→ **Short exercise**
Leave out the pictures, and retype only the lines from the beginning of the material through the line that contains "3.6], [9.83, 2.63]];", including both.

→ **Data block**
━━━━━━━━━━━━━━━━━━━━

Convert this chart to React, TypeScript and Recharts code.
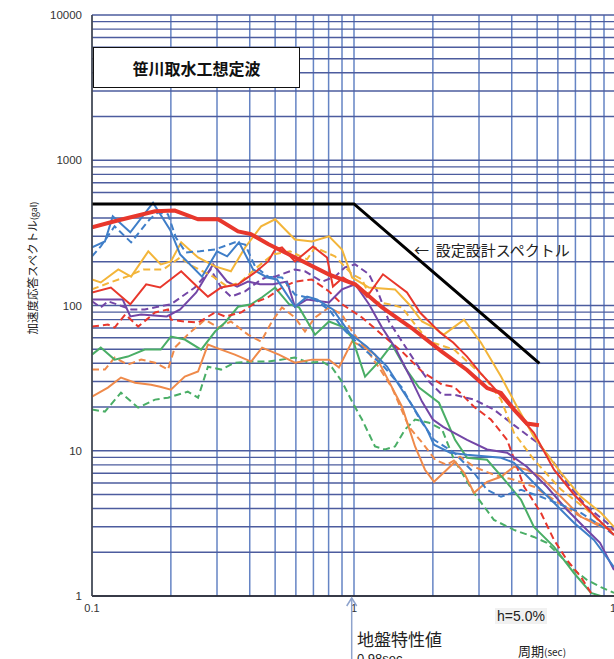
import React from 'react';
import { LineChart, Line, XAxis, YAxis, CartesianGrid } from 'recharts';

// period (sec) / acceleration response (gal)
const periodTicks = [0.1, 0.2, 0.3, 0.4, 0.5, 0.6, 0.7, 0.8, 0.9, 1, 2, 3, 4, 5, 6, 7, 8, 9, 10];
const accelTicks = [1, 2, 3, 4, 5, 6, 7, 8, 9, 10, 20, 30, 40, 50, 60, 70, 80, 90, 100, 200, 300, 400, 500, 600, 700, 800, 900, 1000, 2000, 3000, 4000, 5000, 6000, 7000, 8000, 9000, 10000];
const periodLabels = [0.1, 1, 10];
const accelLabels = [1, 10, 100, 1000, 10000];

const designSpectrum = [[0.1, 500], [1.0, 500], [5.1, 40]];

const redBold = [[0.1, 345], [0.122, 380], [0.174, 445], [0.207, 450], [0.254, 392], [0.303, 392], [0.361, 324], [0.404, 310], [0.47, 265], [0.596, 214], [0.8, 164], [1.01, 140], [1.28, 97], [1.66, 70], [2.17, 48], [2.7, 36], [3.22, 27], [3.64, 25], [4.08, 19.2], [4.57, 15.4], [5.08, 15]];

const redThin = [[0.1, 123], [0.118, 133], [0.14, 102], [0.161, 140], [0.182, 133], [0.219, 172], [0.254, 133], [0.277, 115], [0.311, 133], [0.361, 140], [0.419, 169], [0.47, 201], [0.5, 243], [0.531, 251], [0.595, 201], [0.697, 255], [0.789, 214], [0.831, 135], [0.908, 156], [1.027, 135], [1.121, 115], [1.29, 164], [1.593, 123], [1.786, 89.5], [2.13, 65.2], [2.39, 55.6], [2.7, 44.5], [3.03, 34.5], [3.39, 27.6], [3.84, 21.4], [4.3, 17.1], [4.86, 13.3], [5.8, 7.4], [6.91, 5.0], [8.24, 3.6], [9.83, 2.63]];

const redDash = [[0.1, 71.6], [0.115, 74], [0.122, 70.5], [0.134, 86.7], [0.15, 71.6], [0.174, 89.5], [0.195, 94], [0.2, 80], [0.226, 77.6], [0.254, 76.4], [0.295, 89.5], [0.322, 84], [0.37, 89.5], [0.43, 107], [0.47, 114], [0.531, 133], [0.595, 146], [0.691, 151], [0.803, 125], [0.9, 102], [1.073, 82.7], [1.279, 63], [1.525, 48.2], [1.818, 35.1], [2.17, 28.5], [2.41, 27.6], [2.87, 20.1], [3.33, 16.4], [3.84, 11.9], [4.46, 5.65], [5.17, 3.74], [5.8, 2.43], [6.5, 1.77], [7.35, 1.35], [8.03, 1.05], [8.5, 0.95]];

const blueSolid = [[0.1, 251], [0.112, 276], [0.12, 411], [0.14, 319], [0.171, 510], [0.199, 330], [0.217, 225], [0.263, 158], [0.3, 236], [0.328, 218], [0.364, 272], [0.412, 177], [0.466, 156], [0.508, 151], [0.595, 98], [0.662, 115], [0.722, 110], [0.831, 94], [0.965, 64], [1.121, 52], [1.337, 38], [1.498, 27.6], [1.68, 20.1], [1.899, 14.0], [2.02, 11], [2.33, 9.7], [2.7, 9.4], [3.64, 8.95], [4.08, 8.27], [4.86, 6.0], [5.8, 4.38], [6.91, 3.19], [8.24, 2.43], [9.83, 1.58]];

const blueDash = [[0.1, 218], [0.108, 255], [0.122, 351], [0.141, 272], [0.166, 392], [0.179, 438], [0.195, 424], [0.209, 294], [0.228, 232], [0.258, 236], [0.295, 243], [0.351, 272], [0.384, 263], [0.419, 186], [0.47, 158], [0.531, 156], [0.595, 119], [0.71, 110], [0.81, 92], [0.9, 70.5], [1.073, 51.3], [1.279, 39.2], [1.525, 27.2], [1.786, 16.4], [2.02, 11.9], [2.41, 9.7], [2.87, 7.05], [3.22, 5.38], [3.64, 4.82], [4.34, 5.38], [5.17, 4.82], [6.17, 4.25], [7.35, 3.74], [9.24, 2.85], [9.83, 2.63]];

const goldSolid = [[0.1, 151], [0.108, 144], [0.126, 177], [0.141, 158], [0.164, 236], [0.183, 192], [0.2, 201], [0.219, 272], [0.254, 214], [0.295, 186], [0.339, 172], [0.384, 251], [0.442, 351], [0.5, 392], [0.595, 285], [0.691, 276], [0.803, 299], [0.9, 243], [0.983, 156], [1.141, 133], [1.434, 129], [1.621, 102], [1.818, 77.6], [2.02, 70.5], [2.2, 63], [2.63, 80], [3.05, 55.6], [3.64, 32.4], [4.19, 20.1], [4.86, 12.5], [6.17, 7.05], [7.35, 4.82], [8.76, 3.74], [9.83, 2.99]];

const goldDash = [[0.1, 129], [0.117, 144], [0.136, 158], [0.157, 177], [0.187, 177], [0.217, 214], [0.243, 186], [0.29, 158], [0.328, 135], [0.367, 144], [0.426, 183], [0.491, 225], [0.57, 236], [0.662, 208], [0.71, 251], [0.846, 218], [0.983, 164], [1.073, 151], [1.172, 107], [1.36, 102], [1.525, 97], [1.71, 74], [1.933, 56.5], [2.41, 49.7], [3.13, 32.4], [3.64, 22.5], [4.08, 13.3], [4.86, 8.67], [6.17, 5.4], [7.75, 3.92], [9.83, 2.63]];

const purpleSolid = [[0.1, 110], [0.131, 110], [0.14, 84], [0.154, 86.7], [0.193, 84], [0.217, 94], [0.25, 123], [0.29, 192], [0.328, 146], [0.358, 135], [0.394, 146], [0.438, 140], [0.491, 140], [0.555, 146], [0.595, 98], [0.662, 110], [0.803, 105], [0.9, 129], [1.01, 140], [1.141, 102], [1.279, 70.5], [1.434, 51.3], [1.621, 33.4], [1.818, 21.8], [2.0, 16.4], [2.19, 14.6], [2.7, 11.9], [3.22, 10.2], [3.84, 9.7], [4.57, 7.76], [5.45, 5.65], [6.5, 3.92], [7.75, 2.85], [8.69, 2.32], [9.83, 1.51]];

const purpleDash = [[0.1, 107], [0.108, 97], [0.115, 107], [0.141, 94], [0.159, 94], [0.2, 102], [0.247, 133], [0.284, 177], [0.311, 133], [0.339, 115], [0.384, 125], [0.442, 151], [0.47, 158], [0.5, 158], [0.595, 177], [0.65, 172], [0.755, 146], [0.846, 158], [0.924, 183], [1.01, 192], [1.141, 164], [1.245, 119], [1.36, 77.6], [1.525, 56.5], [1.71, 41.1], [1.933, 29.9], [2.17, 24.3], [2.41, 24.3], [2.87, 22.5], [3.42, 19.2], [3.97, 15.6], [4.46, 13.3], [5.0, 11.4], [5.8, 8.27], [6.5, 6.01], [7.75, 4.11], [9.24, 3.19], [9.83, 2.85]];

const greenSolid = [[0.1, 45.9], [0.108, 51.3], [0.122, 42.4], [0.137, 44.5], [0.159, 49.7], [0.183, 49.7], [0.2, 61.1], [0.226, 58.3], [0.261, 49.7], [0.295, 66.2], [0.322, 76.4], [0.361, 98], [0.405, 102], [0.446, 114], [0.5, 133], [0.565, 102], [0.617, 97], [0.71, 63], [0.803, 77.6], [0.9, 71.6], [0.983, 60.1], [1.102, 32.4], [1.245, 41.1], [1.396, 53.8], [1.565, 37.4], [1.771, 27.2], [2.11, 21.4], [2.43, 11.9], [2.7, 8.95], [3.22, 8.67], [3.84, 6.01], [4.34, 4.59], [4.86, 2.99], [5.8, 2.18], [6.91, 1.44], [8.03, 1.05], [9.24, 0.97]];

const greenDash = [[0.1, 19.2], [0.112, 18.6], [0.129, 25.1], [0.15, 19.8], [0.174, 22.5], [0.195, 23.2], [0.232, 25.5], [0.254, 23.2], [0.277, 37.9], [0.311, 36.2], [0.351, 40.4], [0.405, 41.1], [0.47, 41.1], [0.595, 43.8], [0.673, 40.4], [0.755, 41.1], [0.824, 37.4], [0.9, 29.9], [0.983, 21.8], [1.073, 16.4], [1.203, 10.7], [1.313, 10.2], [1.434, 10.7], [1.565, 14.0], [1.71, 16.4], [1.933, 15.6], [2.17, 14.0], [2.41, 8.67], [2.87, 5.13], [3.42, 3.34], [4.08, 2.85], [4.86, 2.55], [5.45, 2.32], [6.17, 1.86], [6.91, 1.51], [7.75, 1.29], [8.76, 1.15], [9.83, 1.05]];

const orangeSolid = [[0.1, 23.6], [0.115, 27.2], [0.129, 31.9], [0.146, 29.4], [0.168, 28.5], [0.182, 27.6], [0.2, 26.3], [0.226, 32.4], [0.254, 35.1], [0.277, 53.8], [0.311, 49.7], [0.351, 45.9], [0.405, 41.1], [0.446, 51.3], [0.517, 45.9], [0.595, 40.4], [0.691, 42.4], [0.803, 42.4], [0.876, 37.4], [0.983, 56.5], [1.102, 51.3], [1.203, 45.9], [1.36, 29.9], [1.525, 20.1], [1.71, 10.7], [1.866, 7.4], [2.02, 6.11], [2.26, 7.4], [2.43, 8.4], [2.63, 7.05], [2.87, 5.13], [3.22, 6.11], [3.64, 6.62], [4.08, 7.76], [4.57, 7.4], [5.17, 6.62], [5.8, 5.38], [6.5, 4.38], [7.35, 3.51], [8.76, 2.99], [9.83, 2.85]];

const orangeDash = [[0.1, 36.2], [0.112, 36.2], [0.122, 43.8], [0.137, 39.2], [0.154, 42.4], [0.174, 40.4], [0.195, 36.2], [0.207, 51.3], [0.232, 63], [0.27, 80], [0.303, 70.5], [0.339, 77.6], [0.394, 63], [0.442, 56.5], [0.486, 77.6], [0.531, 97], [0.595, 82.7], [0.65, 66.2], [0.71, 82.7], [0.803, 97], [0.9, 86.7], [0.983, 66.2], [1.102, 51.3], [1.245, 37.4], [1.396, 27.2], [1.621, 14.6], [1.818, 11.4], [2.04, 8.67], [2.26, 8.0], [2.54, 9.1], [2.87, 7.76], [3.42, 6.83], [4.08, 6.31], [4.86, 5.65], [5.8, 4.59], [7.35, 3.51], [8.76, 3.09], [9.83, 2.77]];

const groundPeriod = 0.98;

const RED = '#e8372c';
const BLUE = '#3f7ec8';
const GOLD = '#f3b53a';
const PURPLE = '#7346a6';
const GREEN = '#4aae66';
const ORANGE = '#ef8a4a';
const DASH = '7 4';

const pts = (a: number[][]) => a.map(([t, v]) => ({ t, v }));

// plot box geometry (pixels)
const PL = 92, PR = 616, PT = 15, PB = 596;
const xOf = (t: number) => PL + (PR - PL) * Math.log10(t / 0.1) / 2;

const jp = '"Noto Sans CJK JP", "Noto Sans", sans-serif';
const lat = '"Liberation Sans", Arial, sans-serif';

export default function App() {
  const series: [number[][], string, boolean, number][] = [
    [greenDash, GREEN, true, 2],
    [orangeDash, ORANGE, true, 2],
    [orangeSolid, ORANGE, false, 2],
    [greenSolid, GREEN, false, 2],
    [redDash, RED, true, 2],
    [purpleDash, PURPLE, true, 2],
    [purpleSolid, PURPLE, false, 2],
    [goldDash, GOLD, true, 2],
    [goldSolid, GOLD, false, 2],
    [blueDash, BLUE, true, 2],
    [blueSolid, BLUE, false, 2],
    [redThin, RED, false, 2],
  ];
  const ax = xOf(groundPeriod);
  return (
    <div style={{ position: 'absolute', left: 0, top: 0, width: 614, height: 659, overflow: 'hidden', background: '#fff' }}>
      <LineChart width={640} height={659} margin={{ top: PT, right: 640 - PR, bottom: 43, left: 32 }}>
        <CartesianGrid horizontal={false} vertical={true} stroke="#6584c4" strokeWidth={1.5} />
        <CartesianGrid horizontal={true} vertical={false} stroke="#4c5c9e" strokeWidth={1.4} />
        <XAxis dataKey="t" type="number" scale="log" domain={[0.1, 10]} ticks={periodTicks} interval={0}
          allowDataOverflow height={20} tickLine={false} axisLine={{ stroke: '#222', strokeWidth: 1.5 }}
          tick={{ fill: '#333', fontSize: 11, fontFamily: lat }}
          tickFormatter={(v: number) => (periodLabels.includes(v) ? String(v) : '')} />
        <YAxis type="number" scale="log" domain={[1, 10000]} ticks={accelTicks} interval={0}
          allowDataOverflow width={60} tickLine={false} axisLine={{ stroke: '#444', strokeWidth: 1.5 }}
          tick={{ fill: '#333', fontSize: 11.5, fontFamily: lat }} tickMargin={4}
          tickFormatter={(v: number) => (accelLabels.includes(v) ? String(v) : '')} />
        {series.map(([d, c, dashed, w], i) => (
          <Line key={i} data={pts(d)} dataKey="v" type="linear" stroke={c} strokeWidth={w}
            strokeDasharray={dashed ? DASH : undefined} dot={false} isAnimationActive={false} />
        ))}
        <Line data={pts(redBold)} dataKey="v" type="linear" stroke={RED} strokeWidth={4} dot={false} isAnimationActive={false} />
        <Line data={pts(designSpectrum)} dataKey="v" type="linear" stroke="#000" strokeWidth={3} dot={false} isAnimationActive={false} />
      </LineChart>

      <div style={{ position: 'absolute', left: 93, top: 47, width: 205, height: 39, border: '1.5px solid #111', background: '#fff',
        display: 'flex', alignItems: 'center', justifyContent: 'center', fontFamily: jp, fontWeight: 700, fontSize: 16, color: '#111' }}>
        笹川取水工想定波
      </div>

      <div style={{ position: 'absolute', left: 414, top: 239, fontFamily: jp, fontSize: 15, color: '#222', whiteSpace: 'nowrap' }}>
        ←&nbsp;&nbsp;設定設計スペクトル
      </div>

      <div style={{ position: 'absolute', left: 32, top: 268, width: 0, height: 0 }}>
        <div style={{ position: 'absolute', transform: 'translate(-50%, -50%) rotate(-90deg)', whiteSpace: 'nowrap',
          fontFamily: jp, fontSize: 11.5, color: '#222' }}>
          加速度応答スペクトル<span style={{ fontSize: 9 }}>(gal)</span>
        </div>
      </div>

      <div style={{ position: 'absolute', left: 495, top: 608, padding: '0 2px', background: '#f1f1f1', fontFamily: lat, fontSize: 14, color: '#222' }}>
        h=5.0%
      </div>

      <div style={{ position: 'absolute', left: 518, top: 644, fontFamily: jp, fontSize: 13, lineHeight: '14px', color: '#222', whiteSpace: 'nowrap' }}>
        周期<span style={{ fontSize: 10 }}>(sec)</span>
      </div>

      <div style={{ position: 'absolute', left: 357, top: 627, fontFamily: jp, fontSize: 17, color: '#222', whiteSpace: 'nowrap', lineHeight: '24px' }}>
        地盤特性値
        <div style={{ fontFamily: lat, fontSize: 13, lineHeight: '16px' }}>0.98sec</div>
      </div>

      <svg style={{ position: 'absolute', left: 0, top: 0, pointerEvents: 'none' }} width={614} height={659}>
        <line x1={ax} y1={PB + 2} x2={ax} y2={659} stroke="#8ea3cc" strokeWidth={1.5} />
        <polyline points={`${ax - 5},${PB + 10} ${ax},${PB + 2} ${ax + 5},${PB + 10}`} fill="none" stroke="#8ea3cc" strokeWidth={1.5} />
      </svg>
    </div>
  );
}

━━━━━━━━━━━━━━━━━━━━

→ **Response to the task**
Convert this chart to React, TypeScript and Recharts code.
import React from 'react';
import { LineChart, Line, XAxis, YAxis, CartesianGrid } from 'recharts';

// period (sec) / acceleration response (gal)
const periodTicks = [0.1, 0.2, 0.3, 0.4, 0.5, 0.6, 0.7, 0.8, 0.9, 1, 2, 3, 4, 5, 6, 7, 8, 9, 10];
const accelTicks = [1, 2, 3, 4, 5, 6, 7, 8, 9, 10, 20, 30, 40, 50, 60, 70, 80, 90, 100, 200, 300, 400, 500, 600, 700, 800, 900, 1000, 2000, 3000, 4000, 5000, 6000, 7000, 8000, 9000, 10000];
const periodLabels = [0.1, 1, 10];
const accelLabels = [1, 10, 100, 1000, 10000];

const designSpectrum = [[0.1, 500], [1.0, 500], [5.1, 40]];

const redBold = [[0.1, 345], [0.122, 380], [0.174, 445], [0.207, 450], [0.254, 392], [0.303, 392], [0.361, 324], [0.404, 310], [0.47, 265], [0.596, 214], [0.8, 164], [1.01, 140], [1.28, 97], [1.66, 70], [2.17, 48], [2.7, 36], [3.22, 27], [3.64, 25], [4.08, 19.2], [4.57, 15.4], [5.08, 15]];

const redThin = [[0.1, 123], [0.118, 133], [0.14, 102], [0.161, 140], [0.182, 133], [0.219, 172], [0.254, 133], [0.277, 115], [0.311, 133], [0.361, 140], [0.419, 169], [0.47, 201], [0.5, 243], [0.531, 251], [0.595, 201], [0.697, 255], [0.789, 214], [0.831, 135], [0.908, 156], [1.027, 135], [1.121, 115], [1.29, 164], [1.593, 123], [1.786, 89.5], [2.13, 65.2], [2.39, 55.6], [2.7, 44.5], [3.03, 34.5], [3.39, 27.6], [3.84, 21.4], [4.3, 17.1], [4.86, 13.3], [5.8, 7.4], [6.91, 5.0], [8.24, 3.6], [9.83, 2.63]];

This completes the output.